Opinion | Ned Fulmer scandal shows that men can hold each other accountable

(Photos courtesy of Wikimedia Commons, Gage Skidmore / Flickr)

Caroline Bryant, Southern Editor
Nov. 7, 2022

On Sept. 27, I was confused as to why my Instagram feed was overflowing with pictures of that ginger guy from Modern Family. Turns out I was wrong: the man was in fact Ned Fulmer from Buzzfeed’s The Try Guys. 

The Try Guys, made by Eugene Lee Yang, Keith Habersberger, Zach Kornfeld– and formerly Ned Fulmer, is a YouTube series following the four men trying everything from ordering everything off the menu at Pizza Hut, to hang gliding for the first time. Around 80 percent of their 8.01 million subscribers are young women.

Though I am a woman and have never seen a Try Guys video in my life, I’m not surprised Fulmer cheated.

Why? Because like celebrity deaths, scandals happen in threes. After the John Mulaney and Adam Levine scandal came to light, another man was bound to be next.

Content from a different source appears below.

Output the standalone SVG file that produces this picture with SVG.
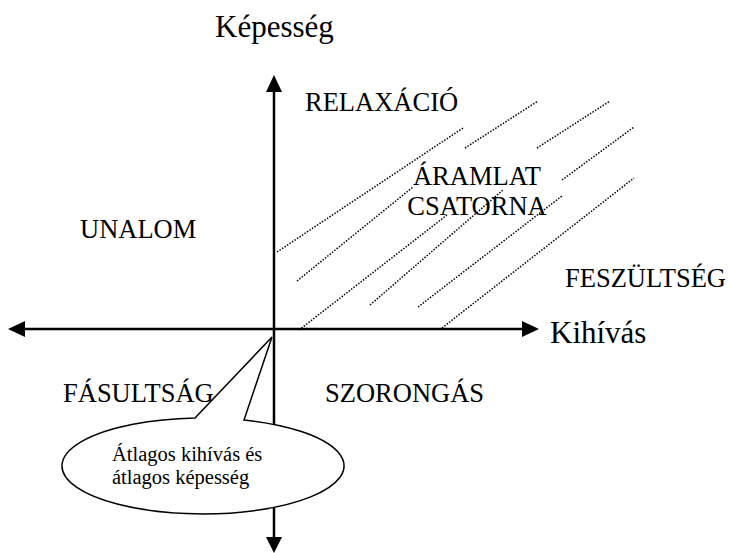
<svg xmlns="http://www.w3.org/2000/svg" width="729" height="553" viewBox="0 0 729 553">
<defs>
<style>
text{font-family:"Liberation Serif","Times New Roman",serif;fill:#000}
.lbl{font-size:26.5px}
.ax{font-size:31px}
.cl{font-size:20.5px}
.axis{stroke:#000;stroke-width:2.5;fill:none}
.dot{stroke:#000;stroke-width:1.5;stroke-dasharray:1.5 1.5;fill:none}
.head{fill:#000}
</style>
</defs>
<rect width="729" height="553" fill="#fff"/>
<g id="connectors">
<line class="axis" x1="274" y1="88" x2="274" y2="541"/>
<polygon class="head" points="274,75 266,92 282,92"/>
<polygon class="head" points="274,553 266,537 282,537"/>
<line class="axis" x1="22" y1="329" x2="526" y2="329"/>
<polygon class="head" points="8,329 25,321 25,337"/>
<polygon class="head" points="539,329 522,321 522,337"/>
</g>
<g id="flow-channel">
<line class="dot" x1="277" y1="252" x2="463" y2="128"/>
<line class="dot" x1="297" y1="281" x2="413" y2="187"/>
<line class="dot" x1="465" y1="148" x2="538" y2="101"/>
<line class="dot" x1="537" y1="148" x2="610" y2="101"/>
<line class="dot" x1="299" y1="330" x2="447" y2="215"/>
<line class="dot" x1="370" y1="305" x2="503" y2="190"/>
<line class="dot" x1="418" y1="307" x2="562" y2="196"/>
<line class="dot" x1="562" y1="180" x2="634" y2="127"/>
<line class="dot" x1="442" y1="328" x2="634" y2="178"/>
</g>
<g id="axis-labels">
<text class="ax" x="215" y="37">Képesség</text>
<text class="ax" x="550" y="343">Kihívás</text>
</g>
<g id="regions">
<text class="lbl" x="305" y="111">RELAXÁCIÓ</text>
<text class="lbl" x="477" y="185" text-anchor="middle">ÁRAMLAT</text>
<text class="lbl" x="477" y="215" text-anchor="middle">CSATORNA</text>
<text class="lbl" x="80" y="238">UNALOM</text>
<text class="lbl" x="565" y="287">FESZÜLTSÉG</text>
<text class="lbl" x="63" y="402">FÁSULTSÁG</text>
<text class="lbl" x="325" y="402">SZORONGÁS</text>
</g>
<g id="callout">
<path d="M195,418 L272,337 L244,420 A141,48 0 1 1 195,418 Z" fill="#fff" stroke="#000" stroke-width="1.5" stroke-linejoin="miter"/>
<text class="cl" x="112" y="461">Átlagos kihívás és</text>
<text class="cl" x="112" y="484">átlagos képesség</text>
</g>
</svg>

These men hold one thing in common: their personalities rely on their wives. For years, Mulaney’s comedy shows revolved around adoring his wife, Anne Marie Tendler. Yet within a span of a few months, Mulaney went to rehab in September 2020, left in October, moved out in October, was accused of cheating on Tendler all winter, then announced he was dating Olivia Munn and having a baby with her in the spring of 2021. A fan can only keep up with so much.

Levine’s wife, Behati Prinsloo– who’s pregnant with his baby– is a literal Victoria’s Secret model. According to US Weekly, Levine told Ryan Seacrest on KIIS FM that he “want[s] to have 100 kids” with her. He does with four others on Instagram, too.

Fulmer is known as the husband of Ariel Fulmer, not Ned. There is a 1:29 minute video compilation of Fulmer saying “my wife” on YouTube. There’s a video titled “Which Try Guy Knows Ned The Best?” alongside a cover picture that says “Ned Before Marriage?!?!” They even wrote a cookbook titled The Date Night Cookbook disclosing their favorite recipes alongside secret date stories.

So, when news broke about him cheating, the internet went crazy. There are 499.6 million videos on Tik Tok under #NedFulmer. Even Yale, the school Fulmer graduated from, released a public statement on Instagram opposing his actions. Yale rarely intervenes in drama.

It is not likely for Fulmer to bounce back. Unlike the other two, Fulmer’s situation digs deeper than the usual celebrity scandal. Fulmer’s actions reflect an abuse of power from a boss toward an employee.

While Fulmer explains his relationship with the employee was “consensual,” Rose Keith, a lawyer for Harper Gray LLP, states this as impossible.

“When one individual has power over another in the workplace, the ability to truly consent is compromised,” Keith said on the Harper Gray website. “A subordinate may ‘consent’ to engage in sexual conduct out of fear of reprisal or fear for job security.  Where there is a power imbalance and sexual activity between employees, an employer is exposed to liability for sexual harassment.”

Adding status to the mix, a Front Psychol study found that famous men are less likely to receive judgment or consequences for rape or sexual harassment allegations. For example, Bill Cosby’s career thrived despite his first allegation in 2005 from 1965.

Combining the power imbalance and status, Fulmer’s odds were statistically set for him. Yang, Habersberger and Kornfeld, however, crushed these odds.

Two weeks after the scandal, the Try Guys released a video confirming Fulmer’s termination from the show. They emphasized their disappointment in him as his actions interfered with the brand they built.

Even without his removal, they would’ve received less viewership. Growing up in a world where men rule, the younger generation of women try to hand them the repercussions they deserve. Take Shane Dawson, Chris Brown and Rex Orange County, for instance. Female fans have boycotted Rex Orange County’s music ever since he was charged with six counts of sexual assault.

Fans are proud of the company’s extreme efforts against Fulmer. They’re proud because it’s unheard of from men. But, it shouldn’t be shocking that a man is receiving consequences for his actions from a man. For a male-dominated world, it should be the standard.

It’s about time the women take a break.